DUARTE PROVINCE.

The principle town of this mountainous province is San Francisco de Macoris, a ranching area and dairy center that is also known for its great number of rich “Dominican Yorks”—Dominicans who went to the U.S. to make big bucks (many illegally)—who have built incredible mansions in and around the city.

There is a scientific reserve called Loma Quita Espuela, and the surrounding mountains have many beautiful vistas and freshwater swimming holes in the rushing rivers, but the region is basically undeveloped to date.

Geographic Location

San Francisco de Macorís borders the following: to the north, Maria Trinidad Sanchez province; to the south, Pimentel municipality; to the east, Castillo municipality; and to the west, Salcedo province.

History.

Small circles of farmers and merchants, who showed no interest for the exterior world that surrounded them, comprised its first inhabitants. That peaceful life was interrupted when the town attracted ambitious men and fugitives from political and social persecution. Human conglomerates, that later grew into populations, began to take shape in this way. The measures taken so that this village, made up by the group of dwellers located in Sabana de San Francisco, would be promoted to city were directed by the Kings of Spain through a noble official named Frias, from La Vega. This did not happen until 1778. The growing city was named San Francisco de Macoris, and was assigned as a community of La Vega, later of Moca. Its development was slow and its inhabitants were concerned only with breeding in the vast plains that were ideal for this type of activity.

When the Haitian invasion took place in 1822, the people were till in a lethargic state of scarce development and thus the Haitians did no place armed posts, which they did in all important cities. It is because of this that during the period of the Haitian invasion there arrived many well-prepared workers and farmers; some fleeing from Haitian abuse and others from the patriotic acts that were not tolerated by the invaders.

This is how illustrious people that would handle the commerce and the installation of small manufacturing industries arrived. San Francisco de Macorís was one of the first towns to support the independence struggle in 1844, an action that was catalyzed by Don Manuel Castillo Alvarez, uncle of forefather Ramón Matías Mella. Later on, when a date had been set for the Annexation to Spain, on March 18, 1861, San Francisco de Macoris was opposed to hoisting the Spanish flag in the Plaza de Arms (Arms Plaza).

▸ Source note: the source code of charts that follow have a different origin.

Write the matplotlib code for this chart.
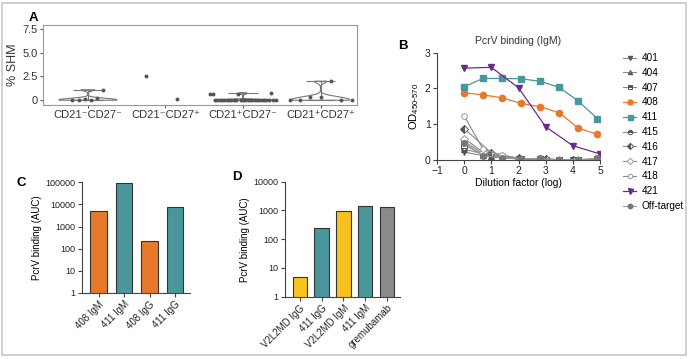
import numpy as np
import matplotlib
matplotlib.use("Agg")
import matplotlib.pyplot as plt
from matplotlib.patches import Rectangle
from matplotlib.ticker import FixedLocator, FixedFormatter

plt.rcParams['font.family'] = ['Liberation Sans', 'DejaVu Sans']
plt.rcParams['font.size'] = 8

# ---------------- data ----------------
# panel A: % SHM per B cell subset
shm_labels = ['CD21\u207bCD27\u207b', 'CD21\u207bCD27\u207a', 'CD21\u207aCD27\u207b', 'CD21\u207aCD27\u207a']
shm_g1 = [0.0, 0.0, 0.1, 0.0, 0.2, 1.1]
shm_g2 = [2.5, 0.1]
shm_g3 = [0.7, 0.7] + [0.0] * 10 + [0.7] + [0.0] * 13 + [0.8, 0.0, 0.0]
shm_g4 = [0.0, 0.0, 0.3, 0.35, 2.0, 0.0, 0.0]

# panel B: OD vs dilution (log)
x_5fold = [0, 0.7, 1.4, 2.1, 2.8, 3.5, 4.2, 4.9]
x_10fold = [0, 1, 2, 3, 4, 5]
od_401 = [0.22, 0.08, 0.03, 0.01, 0.0, 0.0]
od_404 = [0.30, 0.12, 0.04, 0.02, 0.01, 0.02]
od_407 = [0.42, 0.15, 0.07, 0.03, 0.02, 0.01, 0.0, 0.02]
od_408 = [1.88, 1.82, 1.74, 1.58, 1.49, 1.32, 0.89, 0.72]
od_411 = [2.05, 2.28, 2.28, 2.27, 2.20, 2.03, 1.65, 1.16]
od_415 = [0.52, 0.18, 0.08, 0.03, 0.02, 0.01, 0.0, 0.03]
od_416 = [0.88, 0.20, 0.05, 0.02, 0.01, 0.01]
od_417 = [0.60, 0.22, 0.10, 0.03, 0.02, 0.0, 0.0, 0.01]
od_418 = [1.23, 0.30, 0.13, 0.03, 0.02, 0.01, 0.0, 0.02]
od_421 = [2.57, 2.59, 2.02, 0.93, 0.40, 0.17]
od_off = [0.48, 0.12, 0.06, 0.03, 0.05, 0.0, 0.01, 0.05]

# panel C
c_labels = ['408 IgM', '411 IgM', '408 IgG', '411 IgG']
c_values = [4800, 91000, 225, 7600]
# panel D
d_labels = ['V2L2MD IgG', '411 IgG', 'V2L2MD IgM', '411 IgM', 'gremubamab']
d_values = [5, 250, 980, 1470, 1290]

orange = '#E8782A'
teal = '#4A979B'
yellow = '#F7C11E'
grey_bar = '#8A8A8C'
purple = '#6A2C8A'
W, H = 689, 359

fig = plt.figure(figsize=(6.89, 3.59), dpi=100)
fig.patches.append(Rectangle((2 / W, 4 / H), 684 / W, 352 / H, transform=fig.transFigure,
                             fill=False, edgecolor='#c8c8c8', linewidth=1.2))

def fax(l, t, r, b):
    return fig.add_axes([l / W, 1 - b / H, (r - l) / W, (b - t) / H])

# ---------------- A ----------------
axA = fax(43, 25, 357, 105)
groups = [shm_g1, shm_g2, shm_g3, shm_g4]
spreads = [0.2, 0.3, 0.42, 0.4]
vp = axA.violinplot([shm_g1, shm_g3, shm_g4], positions=[0, 2, 3], widths=0.75,
                    showextrema=True, bw_method=0.3)
for b in vp['bodies']:
    b.set_facecolor('none')
    b.set_edgecolor('#777777')
    b.set_linewidth(0.8)
    b.set_alpha(1)
for k in ['cmaxes', 'cmins', 'cbars']:
    vp[k].set_color('#777777')
    vp[k].set_linewidth(0.8)
for i, g in enumerate(groups):
    offs = np.linspace(-spreads[i], spreads[i], len(g)) if len(g) > 2 else np.array([-0.25, 0.15])
    axA.scatter(i + offs, g, s=8, color='#555555', zorder=3, linewidths=0)
axA.set_xlim(-0.58, 3.47)
axA.set_ylim(-0.5, 7.9)
axA.set_yticks([0, 2.5, 5.0, 7.5])
axA.set_yticklabels(['0', '2.5', '5.0', '7.5'])
axA.set_xticks(range(4))
axA.set_xticklabels(shm_labels)
axA.set_ylabel('% SHM', fontsize=9, color='#333333', labelpad=3)
for s in axA.spines.values():
    s.set_color('#999999')
axA.tick_params(colors='#555555', labelcolor='#333333', length=2, pad=1.5, labelsize=8)
fig.text(33 / W, 1 - 18 / H, 'A', fontsize=9.5, fontweight='bold', ha='center', va='center')

# ---------------- B ----------------
axB = fax(437, 52.7, 600, 160)
lg = '#8a8a8a'
mk = '#555555'
kw = dict(color=lg, linewidth=0.8, markersize=4, markeredgewidth=0.7)
axB.plot(x_10fold, od_401, marker='v', mfc=mk, mec=mk, label='401', **kw)
axB.plot(x_10fold, od_404, marker='^', fillstyle='bottom', mfc=mk, mfcalt='white', mec=mk, label='404', **kw)
axB.plot(x_5fold, od_407, marker='s', fillstyle='top', mfc=mk, mfcalt='white', mec=mk, label='407', **kw)
axB.plot(x_5fold, od_408, marker='o', color=orange, mfc=orange, mec=orange, linewidth=0.9,
         markersize=4.5, label='408')
axB.plot(x_5fold, od_411, marker='s', color=teal, mfc=teal, mec=teal, linewidth=0.9,
         markersize=4.5, label='411')
axB.plot(x_5fold, od_415, marker='o', fillstyle='top', mfc=mk, mfcalt='white', mec=mk, label='415', **kw)
axB.plot(x_10fold, od_416, marker='D', fillstyle='left', mfc=mk, mfcalt='white', mec=mk, label='416', **kw)
axB.plot(x_5fold, od_417, marker='D', mfc='white', mec='#999999', label='417', **kw)
axB.plot(x_5fold, od_418, marker='o', mfc='white', mec='#999999', label='418', **kw)
axB.plot(x_10fold, od_421, marker='v', color=purple, mfc=purple, mec=purple, linewidth=0.9,
         markersize=4.5, label='421')
axB.plot(x_5fold, od_off, marker='o', color='#999999', mfc='#777777', mec='#777777', linewidth=0.8,
         markersize=4, label='Off-target')
axB.set_xlim(-1, 5)
axB.set_ylim(0, 3)
axB.set_xticks(range(-1, 6))
axB.set_yticks([0, 1, 2, 3])
axB.spines[['top', 'right']].set_visible(False)
for s in ['left', 'bottom']:
    axB.spines[s].set_color('#444444')
axB.tick_params(length=3, pad=1.5, colors='#444444', labelcolor='#222222', labelsize=7.5)
axB.set_title('PcrV binding (IgM)', fontsize=7.5, pad=6, color='#333333')
axB.set_xlabel('Dilution factor (log)', fontsize=7.5, labelpad=1)
axB.set_ylabel(r'OD$_{\mathregular{450\text{-}570}}$', fontsize=8, labelpad=3)
axB.legend(loc='upper left', bbox_to_anchor=(618 / W, 1 - 48 / H), bbox_transform=fig.transFigure,
           frameon=False, fontsize=7.2, handlelength=1.3, handletextpad=0.55, labelspacing=0.48,
           borderpad=0, markerscale=0.8)
fig.text(403 / W, 1 - 46 / H, 'B', fontsize=9.5, fontweight='bold', ha='center', va='center')

# ---------------- C / D ----------------
def bar_panel(ax, labels, values, colors, top, ticks):
    x = np.arange(len(values))
    ax.bar(x, values, width=0.66, color=colors, edgecolor='#333333', linewidth=0.8, zorder=2)
    ax.set_yscale('log')
    ax.set_ylim(1, top)
    ax.yaxis.set_major_locator(FixedLocator(ticks))
    ax.yaxis.set_major_formatter(FixedFormatter([str(t) for t in ticks]))
    ax.yaxis.set_minor_locator(FixedLocator([]))
    ax.set_xticks(x)
    ax.set_xticklabels(labels, rotation=45, ha='right', rotation_mode='anchor', fontsize=7)
    ax.spines[['top', 'right']].set_visible(False)
    for s in ['left', 'bottom']:
        ax.spines[s].set_color('#444444')
    ax.tick_params(length=3, pad=1.5, colors='#444444', labelcolor='#222222')
    ax.tick_params(axis='y', labelsize=6.5)
    ax.set_ylabel('PcrV binding (AUC)', fontsize=7, labelpad=3)

axC = fax(82, 182.3, 190, 293)
bar_panel(axC, c_labels, c_values, [orange, teal, orange, teal], 100000,
          [1, 10, 100, 1000, 10000, 100000])
axC.set_xlim(-0.65, 3.59)
fig.text(21 / W, 1 - 183 / H, 'C', fontsize=9.5, fontweight='bold', ha='center', va='center')

axD = fax(285, 181.7, 400, 296.7)
bar_panel(axD, d_labels, d_values, [yellow, teal, yellow, teal, grey_bar], 10000,
          [1, 10, 100, 1000, 10000])
axD.set_xlim(-0.68, 4.6)
fig.text(237 / W, 1 - 177 / H, 'D', fontsize=9.5, fontweight='bold', ha='center', va='center')

fig.savefig('out.png', dpi=100)
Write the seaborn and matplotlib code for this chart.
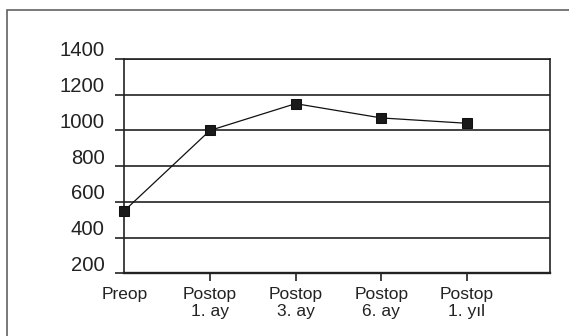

This resistance provoked various acts of bloodshed. During the end of the Trujillo Era, on January 1, 1959, an act of great importance to all Dominicans took place: the armed invasion that attempted to put an end to the dictatorship and which included the participation of arious citizens from San Francisco de Macoris, including Leandro Guzmán, Frank Grullón, Pipe Faxas, Juan de Dios Ventura Simó, Nino Rizek, Papi Olivier and Frank Sosa Duarte.

The presence of Macoris could be felt during the Revolution of April of '65, rooted in the ousting of Bosch. The direct intervention of 42,000 North American marines propelled the constitutional and fundamentalist forces, represented by the 14 de Junio (1J4), the Popular Dominican Movement (MPD) and the Popular Socialist Party (PSP), to move the war efforts towards other parts of the country, including San Francisco de Macoris. The armed uprising in this sector was programmed for June 15, 1965, but various factors produced great inconveniences that eliminated the possibility of any military success in the attempt to seize the "Fortaleza" (fortress) and the Police station, which were targets of the rebel attack.

This attempt was drowned in blood by the troops of Colonel Perello Soto who murdered most of the revolutionaries including Chepe Sánchez, Abrahamcito Vargas and Pasito Polanco.

The celebration of the patron saint festivities that end on the week of the 26th of July every year in honor of Santa Ana is accompanied by "bailes de palo" (stick dances) and songs of socio-religious content that are highly esteemed by the public.